Return an integer array answer
, where each answer[i]
is the answer to the ith
query.
Example 1:
Input: queries = ["cbd"], words = ["zaaaz"]
Output: [1]
Explanation: On the first query we have f("cbd") = 1, f("zaaaz") = 3 so f("cbd") < f("zaaaz").
Example 2:
Input: queries = ["bbb","cc"], words = ["a","aa","aaa","aaaa"]
Output: [1,2]
Explanation: On the first query only f("bbb") < f("aaaa"). On the second query both f("aaa") and f("aaaa") are both > f("cc").
Constraints:
1 <= queries.length <= 2000
1 <= words.length <= 2000
1 <= queries[i].length, words[i].length <= 10
queries[i][j]
,words[i][j]
consist of lowercase English letters.
这道题定义了一个函数f,是求字符串中字母顺序最小的字符出现的次数,现在给了个单词数组 words,和一个查询数组 queries,让对于每个 queries 数组中的单词,找出 words 数组中所有f值大于查询单词f值的个数。对于一道 Medium 的题来说,应该不会有太多的技巧在里面,首先肯定是要先找出每个单词的f值,这可以放到一个子函数中来处理,处理方法也很直接,給字符排序,然后遍历字符串,遇到和首字符不同的位置时,返回当前位置的坐标即可,循环退出后返回整个字符串的长度。对 words 数组中的每个单词都计算出了f值之后,为了查找方便,博主的做法是給其排序,这样可以用二分搜索法快速的定位出定一个大于目标值的位置,然后就知道有多少个大于目标值的数字了。遍历 queries 数组的每一个单词 query,计算其f值,然后在 freq 数组用 upper_bound 来查找第一个大于查询单词的f值的位置,然后用末尾位置减去查询位置就是个数了,参见代码如下:
解法一:
class Solution {
public:
vector<int> numSmallerByFrequency(vector<string>& queries, vector<string>& words) {
vector<int> res, freq;
for (string word : words) {
freq.push_back(f(word));
}
sort(freq.begin(), freq.end());
for (string query : queries) {
int cnt = f(query);
auto it = upper_bound(begin(freq), end(freq), cnt);
res.push_back(freq.end() - it);
}
return res;
}
int f(string s) {
sort(s.begin(), s.end());
for (int i = 0; i < s.size(); ++i) {
if (s[i] != s[0]) return i;
}
return s.size();
}
};
我们可以进一步的优化时间复杂度,由于这里的单词长度不超过 10 个,所以频率也就不超过 10,这样就用一个频率数组 freq,其中 freq[i] 表示 words 数组中单词的f值为i的个数,开始时遍历 words 数组,计算每个单词的f值并更新 freq 数组。
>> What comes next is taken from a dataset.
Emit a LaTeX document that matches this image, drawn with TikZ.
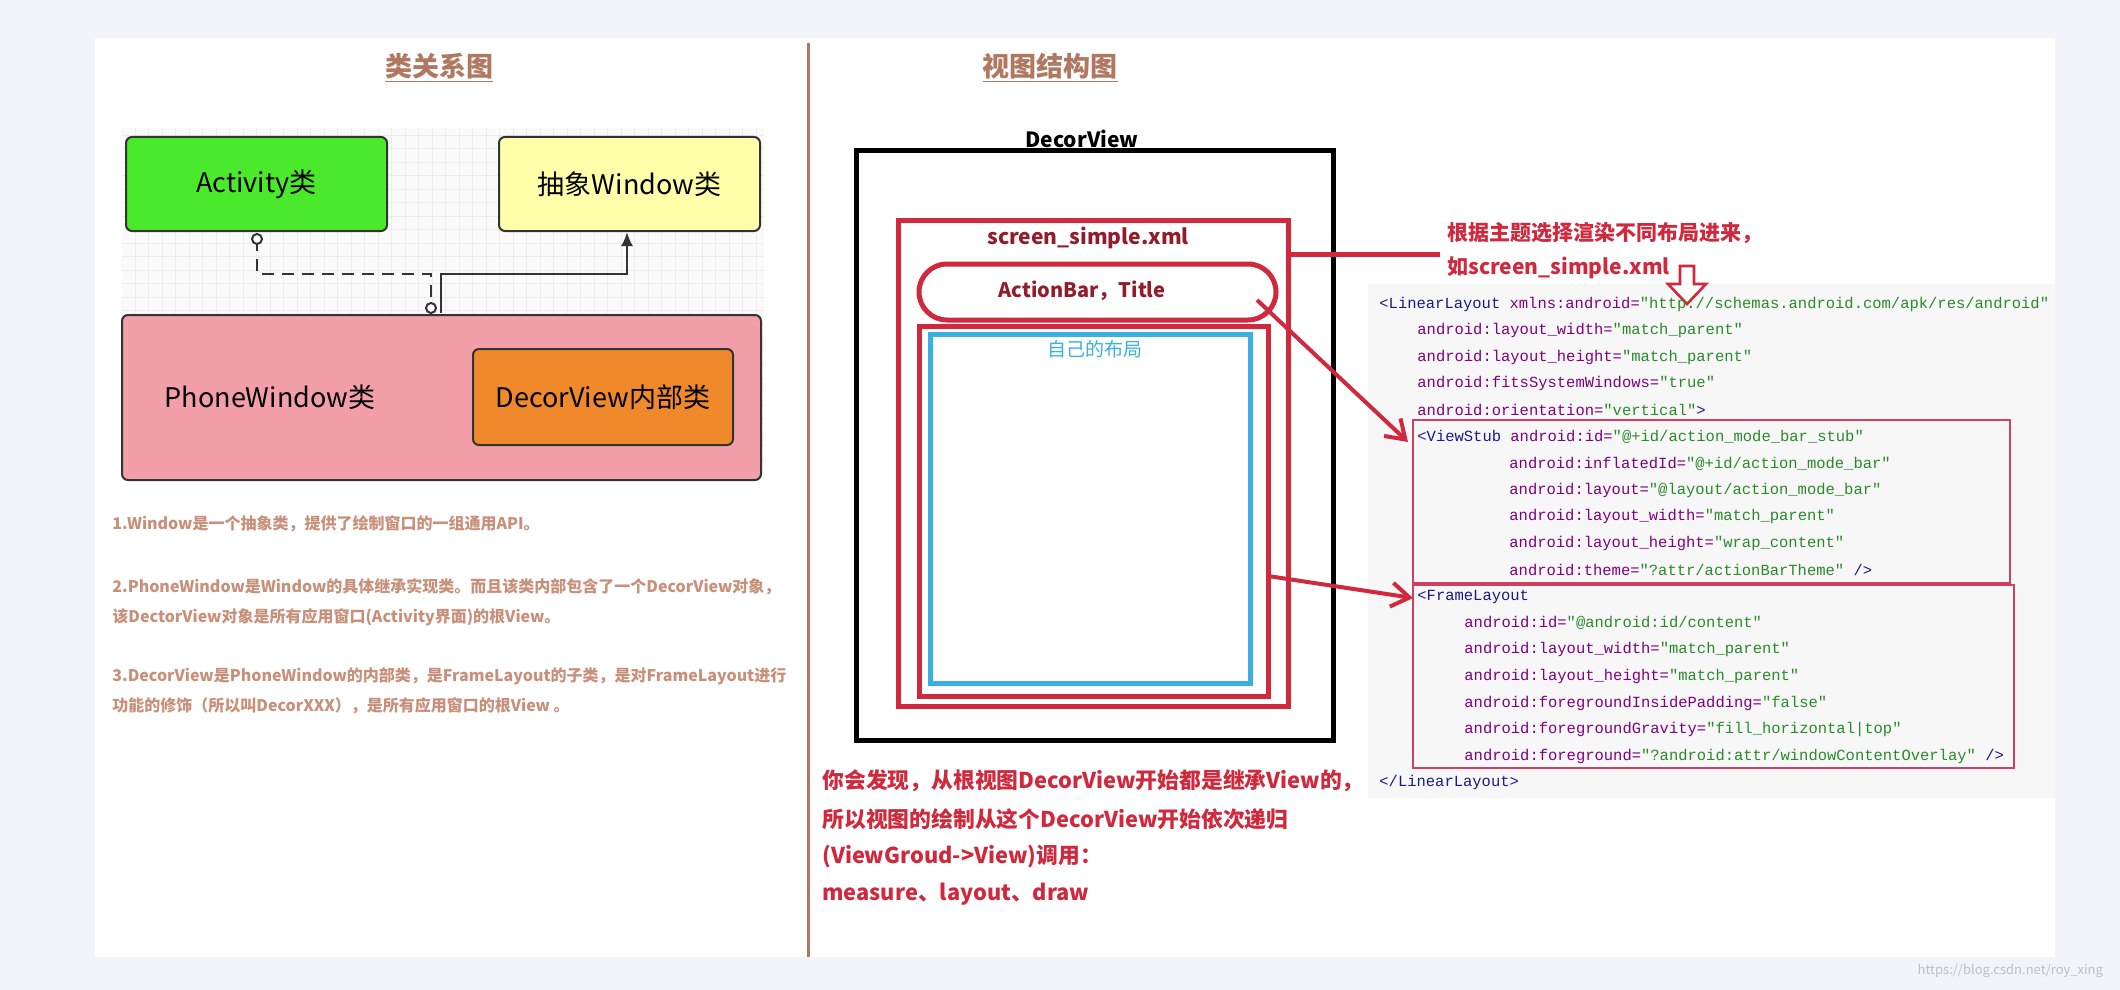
\documentclass[tikz,border=0pt]{standalone}
\usepackage{fontspec}
\setmainfont{Noto Sans CJK SC}
\setmonofont{Liberation Mono}
\usetikzlibrary{arrows.meta}
\definecolor{pagebg}{HTML}{F2F4FA}
\definecolor{brn}{HTML}{B07860}
\definecolor{ltxt}{HTML}{C8907A}
\definecolor{rd}{HTML}{D0283C}
\definecolor{cyanb}{HTML}{3AB0E0}
\definecolor{attr}{HTML}{800080}
\definecolor{val}{HTML}{2A8A2A}
\definecolor{tagc}{HTML}{1A1A8A}
\definecolor{codebox}{HTML}{D04060}
\newcommand\KA[2]{\textcolor{attr}{#1=}\textcolor{val}{"#2"}}
\newcommand\KT[1]{\textcolor{tagc}{#1}}
\begin{document}
\begin{tikzpicture}[x=0.5pt,y=-0.5pt,
  cls/.style={draw=black!80,line width=1pt,rounded corners=3pt,font=\fontsize{13.5}{16}\selectfont},
  ltext/.style={anchor=west,text=ltxt,font=\bfseries\fontsize{8}{10}\selectfont,inner sep=0},
  code/.style={anchor=west,inner sep=0,font=\ttfamily\fontsize{7.75}{9}\selectfont},
  rbox/.style={draw=rd,line width=2.5pt},
  rarrow/.style={draw=rd,line width=2pt,-{Straight Barb[length=9pt,width=12pt]}},
  rtext/.style={anchor=west,inner sep=0,text=rd,font=\bfseries\fontsize{10.9}{13}\selectfont}]
\useasboundingbox (0,0) rectangle (2120,990);
\fill[pagebg] (0,0) rectangle (2120,990);
\fill[white] (95,38) rectangle (2055,957);
\draw[brn,line width=1.5pt] (808,43) -- (808,957);
\node[text=brn,font=\bfseries\fontsize{13.5}{16}\selectfont] (t1) at (439,68) {\underline{类关系图}};
\node[text=brn,font=\bfseries\fontsize{13.5}{16}\selectfont] (t2) at (1050,68) {\underline{视图结构图}};
% grid
\fill[black!2] (122,128) rectangle (764,480);
\draw[black!7,line width=0.3pt,step=6.75pt] (122,128) grid (764,480);
% class boxes
\node[cls,fill={rgb,255:red,75;green,233;blue,43},minimum width=130.5pt,minimum height=47pt] (act) at (256.5,184) {Activity类};
\node[cls,fill={rgb,255:red,255;green,255;blue,170},minimum width=130.5pt,minimum height=47pt] (win) at (629.5,184) {抽象Window类};
\node[cls,fill={rgb,255:red,242;green,159;blue,169},minimum width=319.5pt,minimum height=82.5pt] (pw) at (441.5,397.5) {};
\node[font=\fontsize{13.5}{16}\selectfont] (pwt) at (270,397) {PhoneWindow类};
\node[cls,fill={rgb,255:red,240;green,137;blue,43},minimum width=130pt,minimum height=48pt] (dv) at (603,397) {DecorView内部类};
\coordinate (c1) at (257,239);
\coordinate (c2) at (431,308);
\draw[black!80,line width=1.2pt,dash pattern=on 6pt off 4pt] (c1) -- (257,274) -- (431,274) -- (c2);
\draw[black!80,line width=1pt,fill=white] (c1) circle (2.5pt);
\draw[black!80,line width=1pt,fill=white] (c2) circle (2.5pt);
\draw[black!80,line width=1.2pt,-{Latex[length=7pt,width=6pt]}] (441,313) -- (441,274) -- (627,274) -- (win.south -| 627,231);
% left text
\node[ltext] (p1) at (112,524) {1.Window是一个抽象类，提供了绘制窗口的一组通用API。};
\node[ltext] (p2) at (112,587) {2.PhoneWindow是Window的具体继承实现类。而且该类内部包含了一个DecorView对象，};
\node[ltext] (p3) at (112,617) {该DectorView对象是所有应用窗口(Activity界面)的根View。};
\node[ltext] (p4) at (112,676) {3.DecorView是PhoneWindow的内部类，是FrameLayout的子类，是对FrameLayout进行};
\node[ltext] (p5) at (112,706) {功能的修饰（所以叫DecorXXX），是所有应用窗口的根View 。};
% right: view structure
\node[font=\bfseries\fontsize{10.5}{12}\selectfont] (dvl) at (1082,139) {DecorView};
\draw[black,line width=2.5pt] (856,151) rectangle (1333,740);
\draw[rbox] (898,220) rectangle (1288,706);
\node[text=rd!70!black,font=\bfseries\fontsize{10.5}{12}\selectfont] (ssx) at (1088,238) {screen\_simple.xml};
\draw[rbox,rounded corners=14pt] (919,264) rectangle (1276,320);
\node[text=rd!70!black,font=\bfseries\fontsize{10}{12}\selectfont] (ab) at (1082,291) {ActionBar，Title};
\draw[rbox] (919,326) rectangle (1268,696);
\draw[cyanb,line width=2.5pt] (930,334) rectangle (1250,683);
\node[text=cyanb,font=\fontsize{9.5}{11}\selectfont] (own) at (1095,349) {自己的布局};
\coordinate (lnA) at (1288,254);
\coordinate (lnB) at (1440,254);
\draw[rd,line width=2.5pt] (lnA) -- (lnB);
\node[rtext,font=\bfseries\fontsize{10.5}{12}\selectfont] (r1) at (1447,233) {根据主题选择渲染不同布局进来，};
\node[rtext,font=\bfseries\fontsize{10.5}{12}\selectfont] (r2) at (1447,268) {如screen\_simple.xml};
% code
\fill[black!3] (1368,284) rectangle (2055,798);
\draw[rd,line width=1.3pt,fill=white,line join=miter] (1680,266) -- (1694,266) -- (1694,284) -- (1706,284) -- (1687,304) -- (1668,284) -- (1680,284) -- cycle;
\draw[codebox,line width=0.8pt] (1413,420) rectangle (2010,583);
\draw[codebox,line width=0.8pt] (1413,585) rectangle (2014,768);
\node[code] (l0) at (1379,304) {\KT{<LinearLayout} \KA{xmlns:android}{http://schemas.android.com/apk/res/android}};
\node[code] (l1) at (1417,330.6) {\KA{android:layout\_width}{match\_parent}};
\node[code] (l2) at (1417,357.2) {\KA{android:layout\_height}{match\_parent}};
\node[code] (l3) at (1417,383.8) {\KA{android:fitsSystemWindows}{true}};
\node[code] (l4) at (1417,410.4) {\KA{android:orientation}{vertical}\KT{>}};
\node[code] (l5) at (1417,437) {\KT{<ViewStub} \KA{android:id}{@+id/action\_mode\_bar\_stub}};
\node[code] (l6) at (1509,463.6) {\KA{android:inflatedId}{@+id/action\_mode\_bar}};
\node[code] (l7) at (1509,490.2) {\KA{android:layout}{@layout/action\_mode\_bar}};
\node[code] (l8) at (1509,516.8) {\KA{android:layout\_width}{match\_parent}};
\node[code] (l9) at (1509,543.4) {\KA{android:layout\_height}{wrap\_content}};
\node[code] (l10) at (1509,570) {\KA{android:theme}{?attr/actionBarTheme} \KT{/>}};
\node[code] (l11) at (1417,596.6) {\KT{<FrameLayout}};
\node[code] (l12) at (1464,623.2) {\KA{android:id}{@android:id/content}};
\node[code] (l13) at (1464,649.8) {\KA{android:layout\_width}{match\_parent}};
\node[code] (l14) at (1464,676.4) {\KA{android:layout\_height}{match\_parent}};
\node[code] (l15) at (1464,703) {\KA{android:foregroundInsidePadding}{false}};
\node[code] (l16) at (1464,729.6) {\KA{android:foregroundGravity}{fill\_horizontal|top}};
\node[code] (l17) at (1464,756.2) {\KA{android:foreground}{?android:attr/windowContentOverlay} \KT{/>}};
\node[code] (l18) at (1379,782.8) {\KT{</LinearLayout>}};
% red arrows
\coordinate (a1s) at (1257,300);
\coordinate (a1e) at (1408,442);
\coordinate (a2s) at (1268,576);
\coordinate (a2e) at (1413,598);
\draw[rarrow] (a1s) -- (a1e);
\draw[rarrow] (a2s) -- (a2e);
% bottom text
\node[rtext] (b1) at (822,781) {你会发现，从根视图DecorView开始都是继承View的，};
\node[rtext] (b2) at (822,819) {所以视图的绘制从这个DecorView开始依次递归};
\node[rtext] (b3) at (822,857) {(ViewGroud->View)调用：};
\node[rtext] (b4) at (822,894) {measure、layout、draw};
\node[anchor=east,text=black!25,font=\fontsize{6.5}{8}\selectfont] (wm) at (2110,971) {https://blog.csdn.net/roy\_xing};
\end{tikzpicture}
\end{document}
然后为了查找所有大于某个频率的数字方便,需要建立累加数组,这里是反向的累加数组,更新后的 freq[i] 表示原数组 [i, end] 范围内的数字之和。建立好反向数组之后,遍历 queries 数组,计算每个 query 单词的f值,然后在 freq 数组中查找该f值加1的位置的值加入结果 res 中即可,参见代码如下:
解法二:
class Solution {
public:
vector<int> numSmallerByFrequency(vector<string>& queries, vector<string>& words) {
vector<int> res, freq(12);
for (string word : words) {
++freq[f(word)];
}
for (int i = 9; i >= 0; --i) {
freq[i] += freq[i + 1];
}
for (string query : queries) {
int cnt = f(query);
res.push_back(freq[cnt + 1]);
}
return res;
}
int f(string s) {
sort(s.begin(), s.end());
for (int i = 0; i < s.size(); ++i) {
if (s[i] != s[0]) return i;
}
return s.size();
}
};
Github 同步地址:
https://github.com/grandyang/leetcode/issues/1170
参考资料:
https://leetcode.com/problems/compare-strings-by-frequency-of-the-smallest-character/
LeetCode All in One 题目讲解汇总(持续更新中…)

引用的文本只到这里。